Much of Nolan's personal history is woven into the poety, but the reader must beware of the "biographical fallacy." There is a fine line between fact and fiction, art and life. The great southern novelist William Faulkner declared that all writers are "congenital liars" and Wallace Stevens wrote in his poem "The Man with the Blue Guitar" that "things are they are are changed on the blue guitar." Thus, in poetry we can find the metamorphosis that so often eludes us in reality.

Nolan's second volume Exhuming Juliet continues to develop the theme that we are indeed east of Eden. This analogy is made even more poignant as New Orleans is experiencing  the aftermath of Hurricane Katrina. In this volume, the poems seems to mirror the devastation of the city, the smell of corpses and the evidence of decay. The title itself, Exhuming Juliet, is evocative of the Randy Travis song "Diggin' Up Bones" for that is indeed what happens when one delves too deeply into the past.

Nolan says that the flagship poem of this volume is the poem "The Juliets,"  in which he remembers the polite and perfect young women who flattered his mother, promised to love him forever, and eventually melted away like the wicked witch of the west, leaving nothing but rotting taffeta behind. In one poem ("Daughter") the poet imagines how he would bring up a daughter, carefully teaching her how not to be a Juliet. He declares that she "won't be strung like a puppet."

This second volume, with poems like "Coffin Made for Two," focuses on relationships, once again full of promise but doomed to dissolution. In "Her Schizophrenia" the poet writes "the cadaver of us lies before you unnoticed." Vingettes of New Orleans, Jackson Square, Magazine Street,  float in and out of the poems, but this is a post- Katrina New Orleans and the stench of death is everywhere. In "Old Pink Purse" the woman becomes "a frozen piece of meat,/the smell of you is gone."

The animal and insect imagery provide the warp and woof of these poems. "Tiny Grasshopper" is a kind of companion poem to "Caterpillar Girls" from the previous volume. These poems are rich with a type of post-modern synesthesia, a bizaare juxtaposition of imagery that is at the same time enignmatic and highly evocative. Eyebrows are sardines, hair is like coconuts, eyelashes are fences, age is a "pink ribbon in a girl's hair," and in one poem he is abandoned "left as a snail." In another he says "I can cram this whole house into my mouth."  In the poem "Organic" one is caught up in what seems to be a catalogue of disparate images concluding with the line "the orangutan is loose."

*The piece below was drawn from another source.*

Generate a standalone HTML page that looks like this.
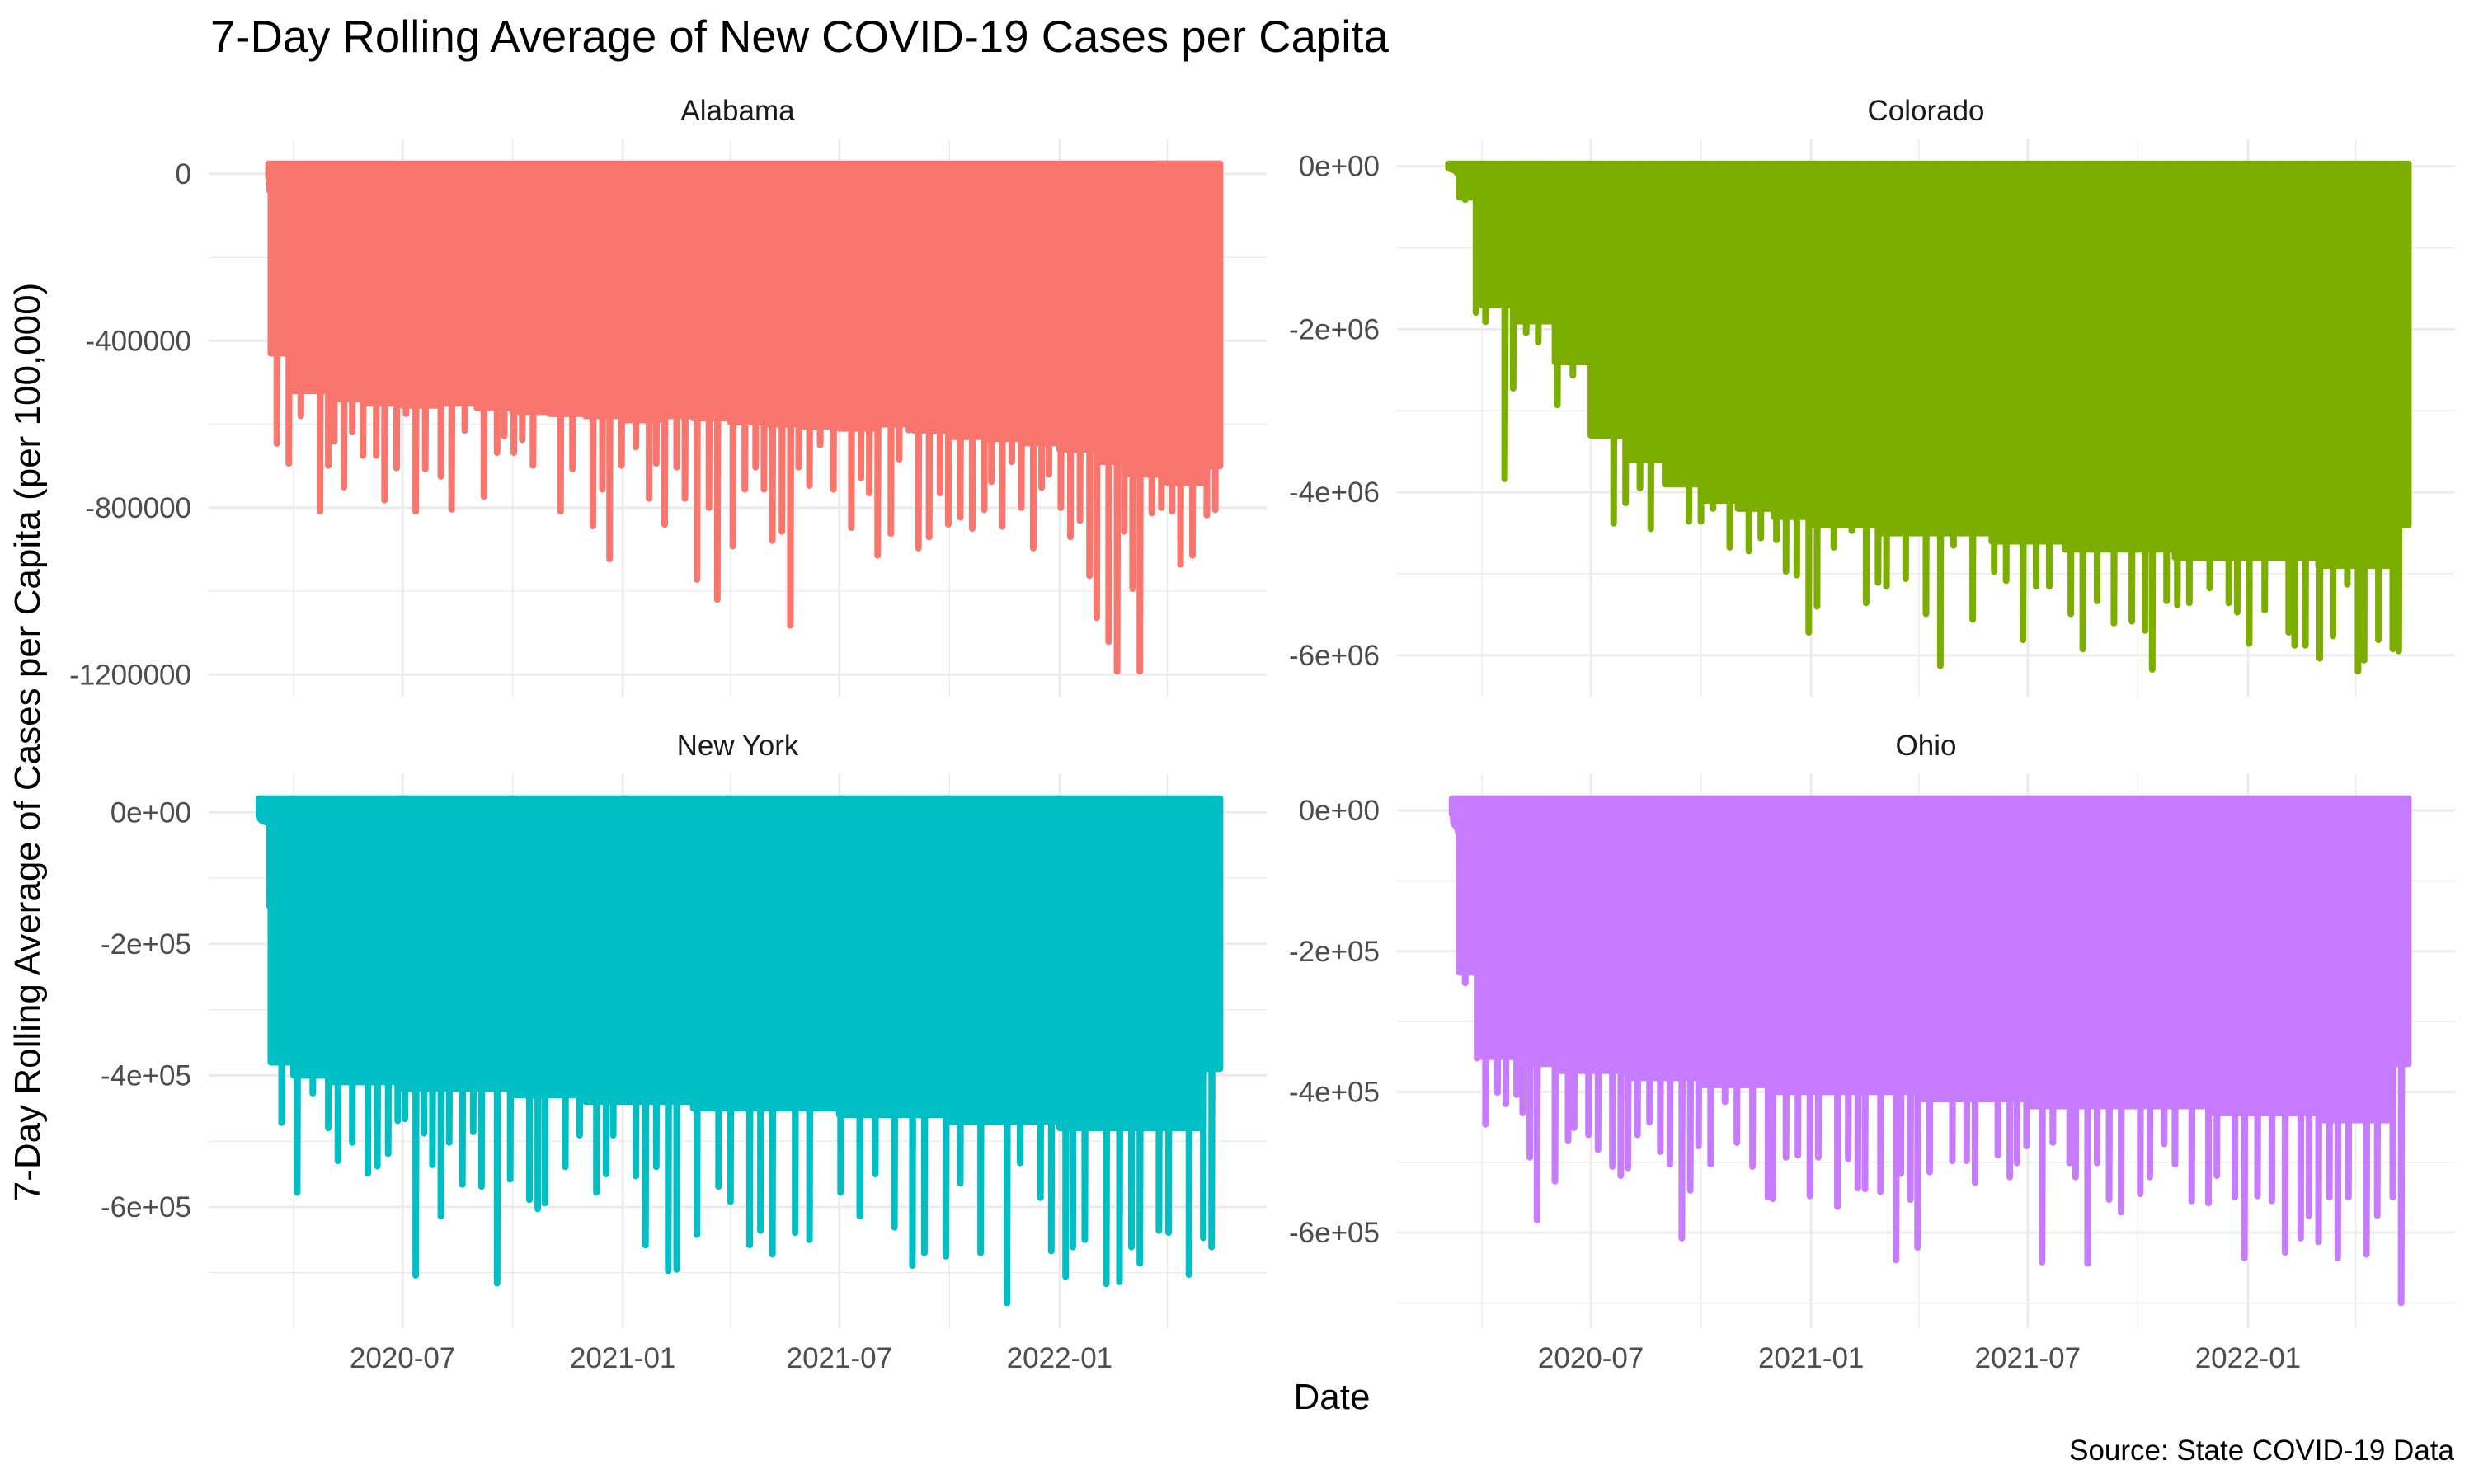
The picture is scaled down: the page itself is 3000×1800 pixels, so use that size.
<!DOCTYPE html>
<html><head><meta charset="utf-8"><title>7-Day Rolling Average of New COVID-19 Cases per Capita</title>
<style>html,body{margin:0;padding:0;background:#fff}svg{display:block}text{font-family:"Liberation Sans",Arial,sans-serif}</style>
</head><body>
<svg id="chart" width="3000" height="1800" viewBox="0 0 3000 1800" xmlns="http://www.w3.org/2000/svg">
<rect x="0" y="0" width="3000" height="1800" fill="#fff"/>
<text x="255" y="63" font-size="54.5" fill="#000">7-Day Rolling Average of New COVID-19 Cases per Capita</text>
<text transform="translate(48,900) rotate(-90)" text-anchor="middle" font-size="44" fill="#000">7-Day Rolling Average of Cases per Capita (per 100,000)</text>
<text x="1615" y="1709" text-anchor="middle" font-size="44" fill="#000">Date</text>
<text x="2976" y="1771" text-anchor="end" font-size="35" fill="#000">Source: State COVID-19 Data</text>
<g id="panels"></g>
</svg>
<script>
// ---- data (day index relative to 2020-03-13) ----
const alabamaSpikeDays = [-2,-1,5,15,25,31,41,48,53,61,68,77,88,95,105,113,121,129,142,151,162,178,189,195,203,210,219,231,242,252,269,277,283,293,305,316,322,329,339,346,356,366,373,386,396,405,412,419,427,434,441,450,459,470,485,493,500,507,518,525,533,541,550,559,566,576,586,596,602,611,619,627,637,644,650,660,668,676,684,690,700,707,713,720,726,736,744,753,760,770,782,789];
const alabamaSpikeVals = [-10000,-40000,-646000,-694000,-580000,-448000,-809000,-699000,-641000,-751000,-619000,-675000,-675000,-782000,-705000,-575000,-809000,-707000,-725000,-804000,-615000,-773000,-668000,-628000,-668000,-637000,-699000,-558000,-809000,-707000,-844000,-756000,-923000,-699000,-655000,-778000,-694000,-840000,-703000,-778000,-972000,-800000,-1020000,-892000,-756000,-703000,-756000,-879000,-857000,-1082000,-703000,-747000,-650000,-756000,-848000,-729000,-765000,-914000,-862000,-684000,-614000,-897000,-870000,-765000,-840000,-823000,-850000,-805000,-738000,-845000,-690000,-800000,-897000,-752000,-720000,-800000,-870000,-831000,-963000,-1064000,-1121000,-1192000,-857000,-994000,-1192000,-813000,-800000,-809000,-936000,-914000,-818000,-805000];
const alabamaFloor = [-430000,-520000,-540000,-550000,-555000,-550000,-560000,-570000,-575000,-580000,-590000,-580000,-585000,-595000,-600000,-605000,-610000,-600000,-615000,-630000,-635000,-645000,-660000,-690000,-720000,-740000,-700000];
const alabamaTop = [24000];
const alabamaStart = [-2];

const coloradoSpikeDays = [-9,-8,-7,-6,-5,-4,-3,-2,-1,5,14,22,38,45,56,66,82,95,112,119,129,139,151,160,173,192,202,212,226,242,252,265,273,282,292,299,313,328,340,350,357,373,390,402,413,429,447,457,471,482,493,511,521,533,547,562,573,579,591,600,610,627,643,650,660,673,693,698,707,719,730,742,751,756,768,780,785];
const coloradoSpikeVals = [-20000,-30000,-30000,-40000,-40000,-50000,-60000,-80000,-100000,-409000,-1793000,-1906000,-3836000,-2723000,-2043000,-2156000,-2928000,-2565000,-2928000,-2474000,-4380000,-4130000,-3949000,-4448000,-3881000,-4357000,-4357000,-4199000,-4675000,-4721000,-4562000,-4584000,-4970000,-5016000,-5719000,-5401000,-4675000,-4471000,-5356000,-5106000,-5152000,-5061000,-5492000,-6128000,-4652000,-5560000,-4970000,-5084000,-5810000,-5152000,-5152000,-5492000,-5923000,-5333000,-5606000,-5583000,-5696000,-6173000,-5333000,-5379000,-5356000,-5174000,-5356000,-5470000,-5855000,-5447000,-5719000,-5878000,-5878000,-6037000,-5764000,-5129000,-6196000,-6060000,-5810000,-5923000,-5946000];
const coloradoFloor = [-380000,-1700000,-1900000,-2400000,-3300000,-3600000,-3900000,-4100000,-4200000,-4300000,-4400000,-4400000,-4500000,-4500000,-4500000,-4600000,-4600000,-4700000,-4700000,-4700000,-4800000,-4800000,-4800000,-4800000,-4900000,-4900000,-4400000];
const coloradoTop = [30000];
const coloradoStart = [-9];

const newYorkSpikeDays = [-10,-9,-8,-7,-6,-5,-4,-3,-2,-1,2,9,22,35,48,56,68,81,89,98,106,112,121,128,135,142,149,160,169,176,189,200,216,223,229,246,258,272,280,286,305,313,322,332,339,356,374,384,400,409,419,438,450,476,492,505,521,536,546,564,576,593,615,626,643,652,664,670,680,698,709,719,726,742,750,767,779,786];
const newYorkSpikeVals = [-5000,-10000,-12000,-12000,-14000,-14000,-15000,-15000,-15000,-143000,-243000,-472000,-578000,-427000,-480000,-530000,-502000,-549000,-538000,-519000,-469000,-466000,-704000,-488000,-536000,-614000,-502000,-566000,-486000,-569000,-716000,-558000,-589000,-603000,-594000,-539000,-491000,-578000,-550000,-491000,-553000,-658000,-539000,-697000,-695000,-642000,-569000,-592000,-658000,-636000,-672000,-639000,-650000,-578000,-614000,-550000,-631000,-689000,-670000,-675000,-564000,-670000,-746000,-533000,-586000,-667000,-706000,-661000,-650000,-717000,-714000,-661000,-686000,-636000,-639000,-703000,-647000,-661000];
const newYorkFloor = [-380000,-400000,-410000,-410000,-420000,-420000,-420000,-430000,-430000,-440000,-440000,-440000,-450000,-450000,-450000,-450000,-460000,-460000,-460000,-470000,-470000,-470000,-480000,-480000,-480000,-480000,-390000];
const newYorkTop = [21000];
const newYorkStart = [-10];

const ohioSpikeDays = [-6,-5,-4,-3,-2,-1,2,5,15,22,32,39,48,53,59,65,80,91,96,108,116,128,135,141,149,159,168,176,186,193,200,210,222,232,245,258,262,273,283,293,300,316,325,333,339,352,365,369,377,383,393,412,424,431,450,460,466,474,487,496,510,515,525,533,543,553,569,577,589,598,612,626,633,648,656,667,679,690,703,710,718,727,734,743,758,767,780,787];
const ohioSpikeVals = [-5000,-15000,-20000,-22000,-25000,-30000,-219000,-245000,-352000,-446000,-401000,-417000,-404000,-430000,-493000,-582000,-527000,-469000,-451000,-461000,-482000,-506000,-519000,-508000,-461000,-443000,-485000,-503000,-608000,-540000,-477000,-503000,-414000,-472000,-506000,-550000,-552000,-493000,-490000,-548000,-493000,-563000,-495000,-537000,-538000,-542000,-639000,-516000,-553000,-621000,-514000,-498000,-498000,-529000,-490000,-521000,-501000,-477000,-642000,-472000,-501000,-521000,-644000,-501000,-553000,-571000,-545000,-521000,-474000,-503000,-555000,-558000,-519000,-550000,-636000,-548000,-555000,-628000,-608000,-576000,-613000,-550000,-636000,-550000,-631000,-576000,-550000,-700000];
const ohioFloor = [-230000,-350000,-360000,-370000,-370000,-380000,-380000,-390000,-390000,-400000,-400000,-400000,-400000,-410000,-410000,-410000,-420000,-420000,-420000,-420000,-420000,-430000,-430000,-430000,-440000,-440000,-360000];
const ohioTop = [17000];
const ohioStart = [-6];

const lastDay = [793];
const xMajorTicks = ["2020-07-01","2021-01-01","2021-07-01","2022-01-01"];
const xMajorLabels = ["2020-07","2021-01","2021-07","2022-01"];
const xMinorTicks = ["2020-04-01","2020-10-01","2021-04-01","2021-10-01","2022-04-01"];
const alabamaYTicks = [0,-400000,-800000,-1200000];
const alabamaYLabels = ["0","-400000","-800000","-1200000"];
const alabamaYMinor = [-200000,-600000,-1000000];
const coloradoYTicks = [0,-2000000,-4000000,-6000000];
const coloradoYLabels = ["0e+00","-2e+06","-4e+06","-6e+06"];
const coloradoYMinor = [-1000000,-3000000,-5000000];
const newYorkYTicks = [0,-200000,-400000,-600000];
const newYorkYLabels = ["0e+00","-2e+05","-4e+05","-6e+05"];
const newYorkYMinor = [-100000,-300000,-500000,-700000];
const ohioYTicks = [0,-200000,-400000,-600000];
const ohioYLabels = ["0e+00","-2e+05","-4e+05","-6e+05"];
const ohioYMinor = [-100000,-300000,-500000,-700000];

const NS = "http://www.w3.org/2000/svg";
const BASE = Date.UTC(2020,2,13);
const XMIN = Date.UTC(2020,0,21);
const XSPAN = 884*864e5;
const root = document.getElementById('panels');

function el(tag, attrs, parent){const e=document.createElementNS(NS,tag);for(const k in attrs)e.setAttribute(k,attrs[k]);parent.appendChild(e);return e;}
function parseDate(s){const p=s.split('-');return Date.UTC(+p[0],+p[1]-1,+p[2]);}

function buildSeries(spikeDays, spikeVals, floor, start){
  const map = {};
  spikeDays.forEach((d,i)=>{map[d]=spikeVals[i];});
  const out=[];
  for(let d=start; d<=lastDay[0]; d++){
    const dt=new Date(BASE+d*864e5);
    let m=(dt.getUTCFullYear()-2020)*12+dt.getUTCMonth()-2;
    m=Math.max(0,Math.min(floor.length-1,m));
    out.push([d, map[d]!==undefined?map[d]:floor[m]]);
  }
  return out;
}

function drawPanel(cfg){
  const g=el('g',{},root);
  
  
  const series=buildSeries(cfg.days,cfg.vals,cfg.floor,cfg.start[0]);
  let vmin=Infinity; series.forEach(p=>{if(p[1]<vmin)vmin=p[1];});
  const vmax=cfg.top[0];
  const pad=(vmax-vmin)*0.05;
  const y0=vmin-pad, y1=vmax+pad;
  const xs=ms=>cfg.L+(ms-XMIN)/XSPAN*(cfg.R-cfg.L);
  const xd=d=>xs(BASE+d*864e5);
  const ys=v=>cfg.T+(y1-v)/(y1-y0)*(cfg.B-cfg.T);
  cfg.yMinor.forEach(v=>{if(v<y0||v>y1)return;const l=el('line',{x1:cfg.L,x2:cfg.R,y1:ys(v),y2:ys(v),stroke:'#ebebeb','stroke-width':1.4},g);
    
    });
  xMinorTicks.forEach(s=>{const x=xs(parseDate(s));const l=el('line',{x1:x,x2:x,y1:cfg.T,y2:cfg.B,stroke:'#ebebeb','stroke-width':1.4},g);
    
    });
  cfg.yTicks.forEach((v,i)=>{const y=ys(v);const l=el('line',{x1:cfg.L,x2:cfg.R,y1:y,y2:y,stroke:'#ebebeb','stroke-width':2.8},g);
    
    
    const t=el('text',{x:cfg.L-21,y:y+12,'text-anchor':'end','font-size':35,fill:'#4d4d4d'},g);t.textContent=cfg.yLabels[i];
    
    });
  xMajorTicks.forEach((s,i)=>{const x=xs(parseDate(s));const l=el('line',{x1:x,x2:x,y1:cfg.T,y2:cfg.B,stroke:'#ebebeb','stroke-width':2.8},g);
    
    
    if(cfg.showX){const t=el('text',{x:x,y:cfg.B+48,'text-anchor':'middle','font-size':35,fill:'#4d4d4d'},g);t.textContent=xMajorLabels[i];
      
      }});
  let d='';
  series.forEach((p,i)=>{const x=xd(p[0]);d+=(i?'L':'M')+x.toFixed(1)+' '+ys(vmax).toFixed(1)+'L'+x.toFixed(1)+' '+ys(p[1]).toFixed(1);});
  const path=el('path',{d:d,fill:'none',stroke:cfg.color,'stroke-width':8,'stroke-linejoin':'round','stroke-linecap':'round'},g);
  
  
  const st=el('text',{x:(cfg.L+cfg.R)/2,y:cfg.T-22,'text-anchor':'middle','font-size':35,fill:'#1a1a1a'},g);
  st.textContent=cfg.title;
  
  
}

drawPanel({key:'alabama',title:'Alabama',L:253,R:1536,T:168,B:845,color:'#F8766D',days:alabamaSpikeDays,vals:alabamaSpikeVals,floor:alabamaFloor,top:alabamaTop,start:alabamaStart,yTicks:alabamaYTicks,yLabels:alabamaYLabels,yMinor:alabamaYMinor,showX:false});
drawPanel({key:'colorado',title:'Colorado',L:1694,R:2977,T:168,B:845,color:'#7CAE00',days:coloradoSpikeDays,vals:coloradoSpikeVals,floor:coloradoFloor,top:coloradoTop,start:coloradoStart,yTicks:coloradoYTicks,yLabels:coloradoYLabels,yMinor:coloradoYMinor,showX:false});
drawPanel({key:'new-york',title:'New York',L:253,R:1536,T:938,B:1611,color:'#00BFC4',days:newYorkSpikeDays,vals:newYorkSpikeVals,floor:newYorkFloor,top:newYorkTop,start:newYorkStart,yTicks:newYorkYTicks,yLabels:newYorkYLabels,yMinor:newYorkYMinor,showX:true});
drawPanel({key:'ohio',title:'Ohio',L:1694,R:2977,T:938,B:1611,color:'#C77CFF',days:ohioSpikeDays,vals:ohioSpikeVals,floor:ohioFloor,top:ohioTop,start:ohioStart,yTicks:ohioYTicks,yLabels:ohioYLabels,yMinor:ohioYMinor,showX:true});
</script>
</body></html>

The word orangutan may evoke the image of a zoo, but there are also circus images throughout the poems. One can always expect, in a mad world, that a circus with all its permutations of nature can never be far away, and someone is always waiting for the clowns. In the poem "Circus" the girl/child/lover seems to be caught up in the make believe world of the circus and is always clapping for the clowns. In one poem "Perfect Human,"  the poet wonders if he asks too much saying, "If only our love was smaller, /it could live on less."

What is refreshing about these two volumes of poetry, in addition to the startling juxtapositions and the unique and  imaginative imagery, is the hope that permeates the work despite the prevasive darkness. One is reminded of the concluding lines of Archibald MacLeish's award winning play J.B. After J.B. (modeled on the character of Job) has lost everything, his money, his health, his children, everything but his faith, his wife Sarah brings him a sprig of forsythia and we know that what lives continues to love.  Sarah's concluding words are "The lights have gone out in the sky./Blow on the coal of the heart/ And we'll see by and by ."  The poems of Matthew Nolan may appear dark and devoid of hope, but the very fact that the poet continues to write is evidence that there is still light in the darkness.